The 2018 edition of BP’s Energy Outlook has been published and considers the forces shaping the global energy transition out to 2040 and the key uncertainties surrounding that transition. The speed of the energy transition is uncertain and the new Outlook considers a range of scenarios.
Its evolving transition scenario, which assumes that government policies, technologies and societal preferences evolve in a manner and speed similar to the recent past, expects:
Fast growth in developing economies drives up global energy demand a third higher.
The global energy mix is the most diverse the world has ever seen by 2040, with oil, gas, coal and non-fossil fuels each contributing around a quarter.
Renewables are by far the fastest-growing fuel source, increasing five-fold and providing around 14% of primary energy.
Demand for oil grows over much of Outlook period before plateauing in the later years.
Natural gas demand grows strongly and overtakes coal as the second largest source of energy.
Oil and gas together account for over half of the world’s energy.
Global coal consumption flatlines and it seems increasingly likely that Chinese coal consumption has plateaued.

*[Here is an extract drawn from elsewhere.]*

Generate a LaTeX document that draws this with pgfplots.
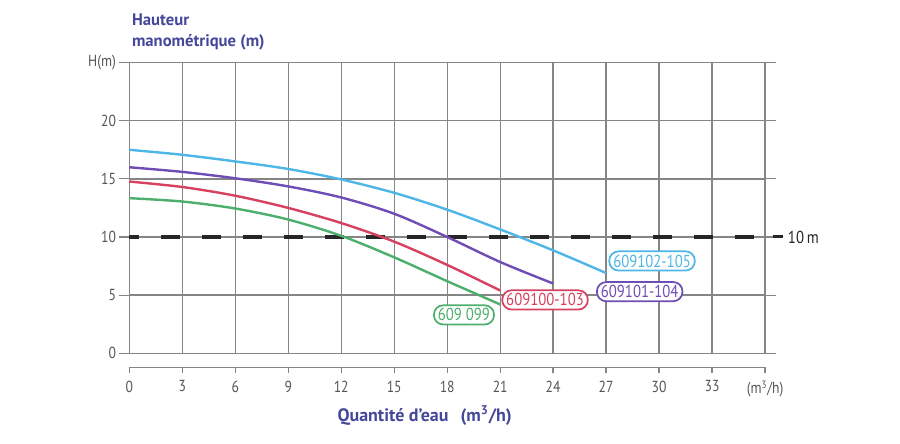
\documentclass[border=0pt]{standalone}
\usepackage{pgfplots}
\pgfplotsset{compat=1.18}
\usepackage{fontspec}
\setmainfont{PT Sans}
\newfontfamily\cond{PT Sans}[FakeStretch=0.85]
\definecolor{gridc}{HTML}{858585}
\definecolor{titc}{HTML}{45479A}
\definecolor{cyanc}{HTML}{4DB6E6}
\definecolor{purc}{HTML}{6E4DB5}
\definecolor{redc}{HTML}{D7405E}
\definecolor{grnc}{HTML}{4CAF6B}
\definecolor{tickc}{HTML}{555555}
\begin{document}
\begin{tikzpicture}
\begin{axis}[name=main,
  scale only axis, width=476.8pt, height=218pt,
  xmin=0, xmax=36, ymin=0, ymax=25,
  xtick={0,3,...,36}, xticklabels={}, xtick style={draw=none},
  ytick={0,5,10,15,20,25}, yticklabels={0,5,10,15,20,H(m)},
  ytick style={draw=gridc, line width=0.9pt},
  tick align=outside, major tick length=8pt,
  yticklabel style={xshift=1.5pt, text=tickc},
  ticklabel style={font=\cond\fontsize{12}{12}\selectfont},
  /pgf/number format/assume math mode=true,
  grid=major, grid style={gridc, line width=1pt},
  axis line style={gridc, line width=1pt},
  clip=false]
\addplot[black!85, line width=2.6pt, dash pattern=on 14.25pt off 16.5pt, dash phase=6.75pt]
  coordinates {(0,10) (35.4,10)};
\addplot[grnc, line width=1.8pt, smooth] coordinates {
 (0,13.34) (3,13.05) (6,12.45) (9,11.5) (12,10.1) (15,8.25) (18,6.2) (21,4.2)};
\addplot[redc, line width=1.8pt, smooth] coordinates {
 (0,14.77) (3,14.3) (6,13.55) (9,12.5) (12,11.2) (15,9.6) (18,7.6) (21,5.4)};
\addplot[purc, line width=1.8pt, smooth] coordinates {
 (0,16.0) (3,15.6) (6,15.05) (9,14.35) (12,13.4) (15,12.0) (18,10.0) (21,7.85) (24,6.0)};
\addplot[cyanc, line width=1.8pt, smooth] coordinates {
 (0,17.5) (3,17.07) (6,16.5) (9,15.85) (12,14.95) (15,13.8) (18,12.35) (21,10.65) (24,8.85) (27,6.9)};
\tikzset{lab/.style={draw=#1, text=#1, fill=white, rounded corners=7pt, line width=1.3pt,
  inner xsep=3pt, inner ysep=2.5pt, font=\cond\fontsize{13}{13}\selectfont}}
\node[lab=cyanc] at (axis cs:29.6,7.94) {609102-105};
\node[lab=purc] at (axis cs:28.9,5.3) {609101-104};
\node[lab=redc] at (axis cs:23.54,4.59) {609100-103};
\node[lab=grnc] at (axis cs:18.95,3.3) {609 099};
\node[anchor=west, font=\cond\fontsize{13}{13}\selectfont, text=black!85, inner sep=0pt]
  at (axis cs:36,10) {\hspace{6pt}\rule[0.28em]{7.5pt}{2.4pt}\hspace{3.5pt}10\,m};
\end{axis}
\begin{axis}[at={(main.south west)}, anchor=north west,
  scale only axis, width=476.8pt, height=10.5pt,
  xmin=0, xmax=36, ymin=0, ymax=1,
  axis x line*=bottom, axis y line=none,
  xtick={0,3,...,36},
  xticklabels={0,3,6,9,12,15,18,21,24,27,30,33,{(m\textsuperscript{3}/h)}},
  tick align=outside, major tick length=4.5pt,
  xtick style={draw=gridc, line width=1pt},
  axis line style={gridc, line width=1pt, -},
  xticklabel style={text=tickc, font=\cond\fontsize{12}{12}\selectfont, yshift=-2pt},
  /pgf/number format/assume math mode=true]
\addplot[draw=none] coordinates {(0,0.5)};
\end{axis}
\node[anchor=base west, text=titc, font=\bfseries\fontsize{12.5}{12.5}\selectfont, inner sep=0pt]
  at ([shift={(1.8pt,245.5pt)}]main.south west) {Hauteur};
\node[anchor=base west, text=titc, font=\bfseries\fontsize{12.5}{12.5}\selectfont, inner sep=0pt]
  at ([shift={(1.8pt,229.7pt)}]main.south west) {manométrique (m)};
\node[anchor=base, text=titc, font=\bfseries\fontsize{13.5}{13.5}\selectfont, inner sep=0pt]
  at ([shift={(221.5pt,-51pt)}]main.south west) {Quantité d'eau\hspace{9pt}(m\textsuperscript{3}/h)};
\pgfresetboundingbox
\path ([shift={(-97pt,-67.3pt)}]main.south west) rectangle ++(675pt,332.25pt);
\end{tikzpicture}
\end{document}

The number of electric cars grows to around 15% of the car parc, but because of the much higher intensity with which they are used, account for 30% of passenger vehicle kilometers. Carbon emissions continue to rise, signalling the need for a comprehensive set of actions to achieve a decisive break from the past.
The new Outlook was launched in London by Spencer Dale, group chief economist, and Bob Dudley, group chief executive.
“BP’s strategy has to be resilient and adaptable to significant changes in the energy industry. This Outlook considers the possible implications of some of these changes and helps inform our long-term planning. We cannot predict where these changes will take us, but we can use this knowledge to get fit and ready to play our role in meeting the energy needs of tomorrow. Said Bob Dudley, group chief executive”
“We are seeing growing competition between different energy sources, driven by abundant energy supplies, and continued improvements in energy efficiency. As the world learns to do more with less, demand for energy will be met by the most diverse fuels mix we have ever seen. Said Spencer Dale, group chief economist.”
Much of the narrative in the Outlook is based on the evolving transition scenario. This scenario, and the others considered in the Outlook, are not predictions of what is likely to happen, rather they explore the possible implications of different judgements and assumptions.
The Outlook considers several scenarios and explores the energy transition from three different viewpoints: fuels, sectors and regions.